Synopses & Reviews
This book is an up-to-date synthesis of the biologically interlinked global biogeochemical cycles of C, N, P and S. Processes and models involving the flow of these elements in and between the global reservoirs of ocean, atmosphere, biosphere and land are emphasized. Human-induced perturbations to the global cycles are discussed and the role of these space scales of global change is considered, from the geologic to the present and the future. Feedback mechanisms that enchance orameliorate global change are an important feature. The book is strongly interdisciplinary in scope.
Synopsis
This book is a natural extension of the SCOPE (Scientific Committee of Problems on the Environment) volumes on the carbon (C), nitrogen (N), phosphorus (P) and sulfur (S) biogeochemical cycles and their interactions (Likens, 1981; Bolin and Cook, 1983). Substantial progress in the knowledge of these cycles has been made since publication of those volumes. In particular, the nature and extent of biological and inorganic interactions between these cycles have been identified, positive and negative feedbacks recognized and the relationship between the cycles and global environmental change preliminarily elucidated.

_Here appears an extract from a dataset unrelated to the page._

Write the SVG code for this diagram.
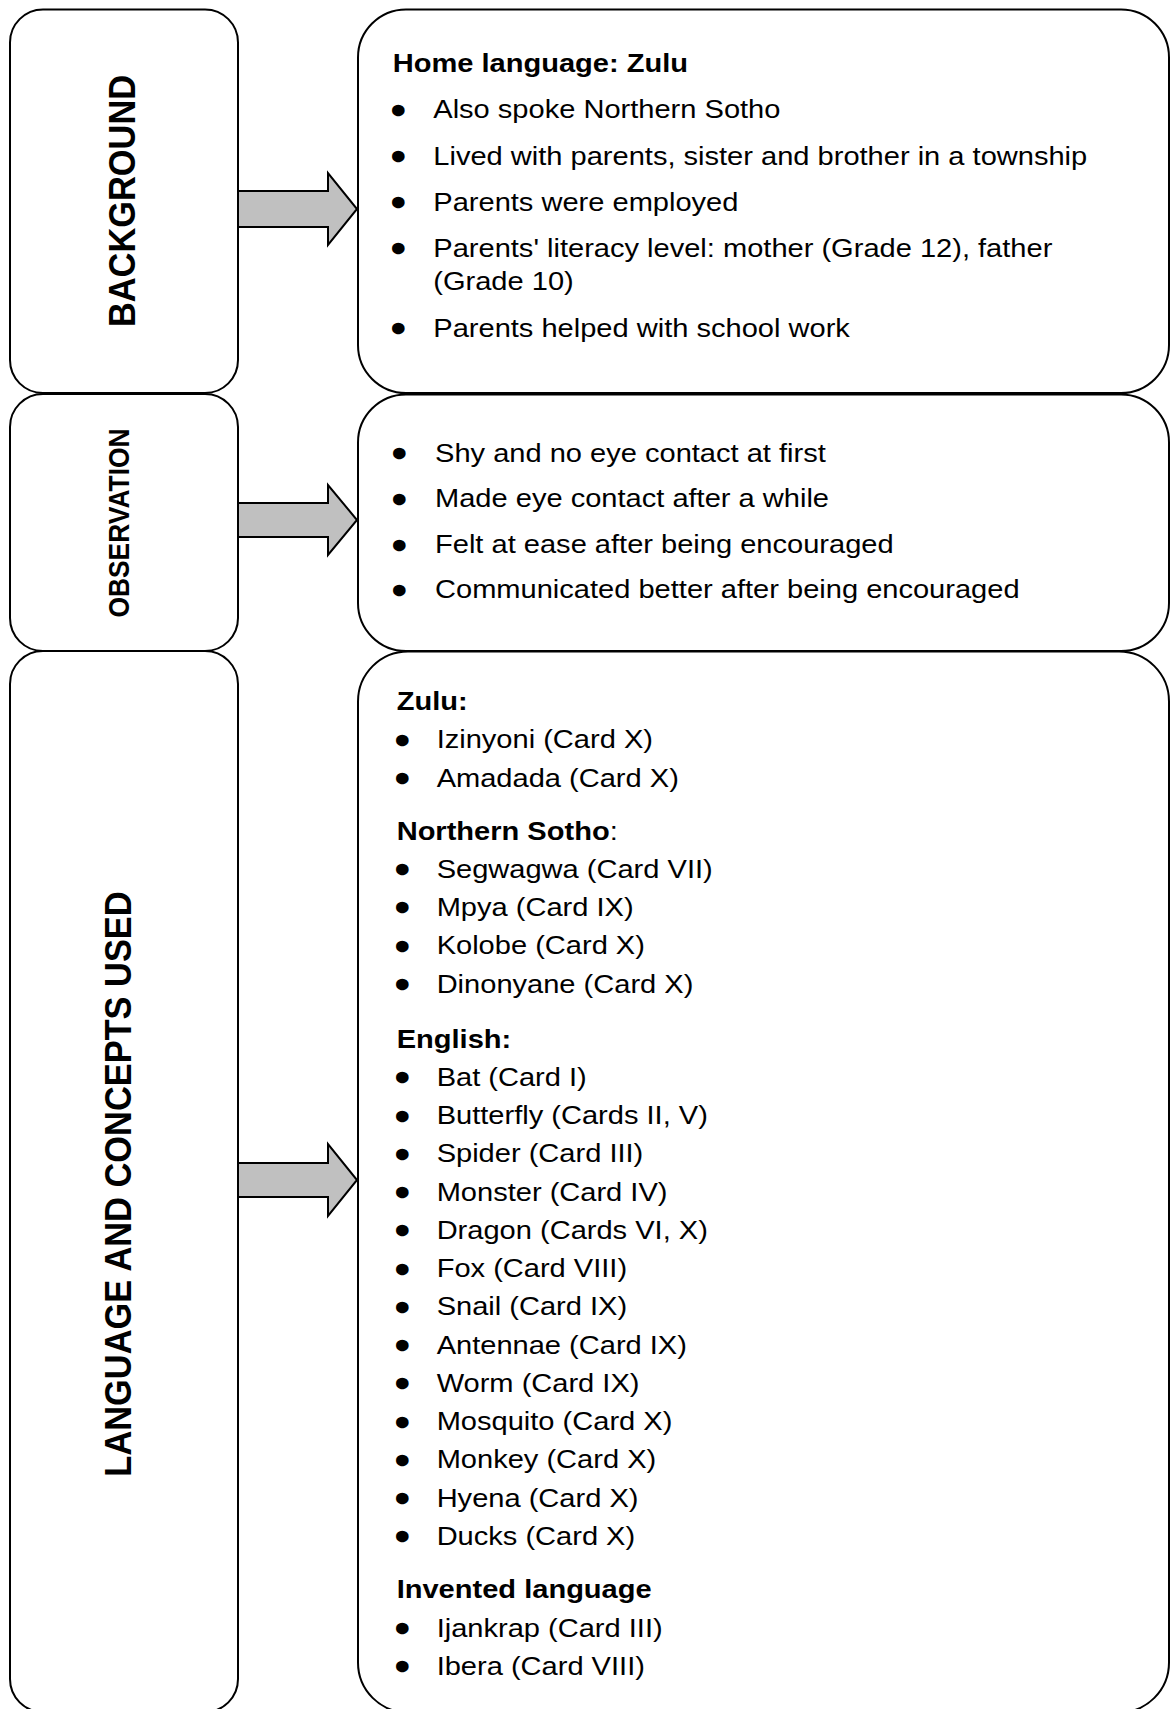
<svg xmlns="http://www.w3.org/2000/svg" width="1171" height="1709" viewBox="0 0 1171 1709">
<style>
.box{fill:#fff;stroke:#000;stroke-width:2}
.arr{fill:#c0c0c0;stroke:#000;stroke-width:2;stroke-linejoin:miter}
text{font-family:"Liberation Sans",Arial,sans-serif;fill:#000}
.t{font-size:26.67px}
.h{font-size:26.67px;font-weight:bold}
.b{font-size:33px;text-anchor:middle;stroke:#000;stroke-width:2.6px;stroke-linejoin:round}
.v{font-weight:bold;text-anchor:middle}
</style>
<rect width="1171" height="1709" fill="#fff"/>

<g id="background-label">
<rect class="box" x="10" y="9.5" width="228" height="383.5" rx="33" ry="33"/>
<text class="v" font-size="34.4" transform="translate(135,201) scale(1.09,1) rotate(-90)">BACKGROUND</text>
</g>
<g id="observation-label">
<rect class="box" x="10" y="394" width="228" height="257" rx="33" ry="33"/>
<text class="v" font-size="26.4" transform="translate(129,523) scale(1.09,1) rotate(-90)">OBSERVATION</text>
</g>
<g id="language-label">
<rect class="box" x="10" y="651" width="228" height="1061" rx="33" ry="33"/>
<text class="v" font-size="34.4" transform="translate(131,1184) scale(1.09,1) rotate(-90)">LANGUAGE AND CONCEPTS USED</text>
</g>

<g id="background-details">
<rect class="box" x="358" y="9.5" width="811" height="383.5" rx="48" ry="48"/>
<g transform="scale(1.09,1)">
<text class="h" x="360.3" y="71.7">Home language: Zulu</text>
<text class="b" x="365.4" y="121.6">•</text><text class="t" x="397.5" y="118.3">Also spoke Northern Sotho</text>
<text class="b" x="365.4" y="168.3">•</text><text class="t" x="397.5" y="165">Lived with parents, sister and brother in a township</text>
<text class="b" x="365.4" y="214">•</text><text class="t" x="397.5" y="210.7">Parents were employed</text>
<text class="b" x="365.4" y="260">•</text><text class="t" x="397.5" y="256.7">Parents' literacy level: mother (Grade 12), father</text>
<text class="t" x="397.5" y="290">(Grade 10)</text>
<text class="b" x="365.4" y="340">•</text><text class="t" x="397.5" y="336.7">Parents helped with school work</text>
</g>
</g>

<g id="observation-details">
<rect class="box" x="358" y="394.5" width="811" height="256.5" rx="48" ry="48"/>
<g transform="scale(1.09,1)">
<text class="b" x="366.3" y="465">•</text><text class="t" x="399.1" y="461.7">Shy and no eye contact at first</text>
<text class="b" x="366.3" y="510.6">•</text><text class="t" x="399.1" y="507.3">Made eye contact after a while</text>
<text class="b" x="366.3" y="556.6">•</text><text class="t" x="399.1" y="553.3">Felt at ease after being encouraged</text>
<text class="b" x="366.3" y="601.6">•</text><text class="t" x="399.1" y="598.3">Communicated better after being encouraged</text>
</g>
</g>

<g id="language-details">
<rect class="box" x="358" y="651.5" width="811" height="1061" rx="50" ry="50"/>
<g transform="scale(1.09,1)">
<text class="h" x="363.9" y="710">Zulu:</text>
<text class="b" x="369.1" y="751.6">•</text><text class="t" x="400.6" y="748.3">Izinyoni (Card X)</text>
<text class="b" x="369.1" y="790">•</text><text class="t" x="400.6" y="786.7">Amadada (Card X)</text>
<text class="t" x="363.9" y="840"><tspan font-weight="bold">Northern Sotho</tspan>:</text>
<text class="b" x="369.1" y="881">•</text><text class="t" x="400.6" y="877.7">Segwagwa (Card VII)</text>
<text class="b" x="369.1" y="919.3">•</text><text class="t" x="400.6" y="916">Mpya (Card IX)</text>
<text class="b" x="369.1" y="957.6">•</text><text class="t" x="400.6" y="954.3">Kolobe (Card X)</text>
<text class="b" x="369.1" y="996">•</text><text class="t" x="400.6" y="992.7">Dinonyane (Card X)</text>
<text class="h" x="363.9" y="1048">English:</text>
<text class="b" x="369.1" y="1089.3">•</text><text class="t" x="400.6" y="1086">Bat (Card I)</text>
<text class="b" x="369.1" y="1127.55">•</text><text class="t" x="400.6" y="1124.25">Butterfly (Cards II, V)</text>
<text class="b" x="369.1" y="1165.8">•</text><text class="t" x="400.6" y="1162.5">Spider (Card III)</text>
<text class="b" x="369.1" y="1204.05">•</text><text class="t" x="400.6" y="1200.75">Monster (Card IV)</text>
<text class="b" x="369.1" y="1242.3">•</text><text class="t" x="400.6" y="1239">Dragon (Cards VI, X)</text>
<text class="b" x="369.1" y="1280.55">•</text><text class="t" x="400.6" y="1277.25">Fox (Card VIII)</text>
<text class="b" x="369.1" y="1318.8">•</text><text class="t" x="400.6" y="1315.5">Snail (Card IX)</text>
<text class="b" x="369.1" y="1357.05">•</text><text class="t" x="400.6" y="1353.75">Antennae (Card IX)</text>
<text class="b" x="369.1" y="1395.3">•</text><text class="t" x="400.6" y="1392">Worm (Card IX)</text>
<text class="b" x="369.1" y="1433.55">•</text><text class="t" x="400.6" y="1430.25">Mosquito (Card X)</text>
<text class="b" x="369.1" y="1471.8">•</text><text class="t" x="400.6" y="1468.5">Monkey (Card X)</text>
<text class="b" x="369.1" y="1510.05">•</text><text class="t" x="400.6" y="1506.75">Hyena (Card X)</text>
<text class="b" x="369.1" y="1548.3">•</text><text class="t" x="400.6" y="1545">Ducks (Card X)</text>
<text class="h" x="363.9" y="1598.3">Invented language</text>
<text class="b" x="369.1" y="1640">•</text><text class="t" x="400.6" y="1636.7">Ijankrap (Card III)</text>
<text class="b" x="369.1" y="1678.3">•</text><text class="t" x="400.6" y="1675">Ibera (Card VIII)</text>
</g>
</g>

<g id="connectors">
<polygon class="arr" points="238,191 328,191 328,173 357,209 328,245 328,227 238,227"/>
<polygon class="arr" points="238,503 328,503 328,485 357,520 328,555 328,537 238,537"/>
<polygon class="arr" points="238,1163 328,1163 328,1144 357,1180 328,1216 328,1197 238,1197"/>
</g>
</svg>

In March 1991, a NATO Advanced Research Workshop was held for one week in Melreux, Belgium to reexamine the biogeochemical cycles of C, N, P and S on a variety of time and space scales from a holistic point of view. This book is the result of that workshop. The biogeochemical cycles of C, N, P and S are intimately tied to each other through biological productivity and subsequently to problems of global environmental change. These problems may be the most challenging facing humanity in the 21 st century. In the broadest sense, "global change" encompasses both changes to the status of the large, globally- connected atmospheric, oceanic and terrestrial environments (e. g. tropospheric temperature increase) and change occurring as the result of nearly simultaneous local changes in many regions of the world (e. g. eutrophication).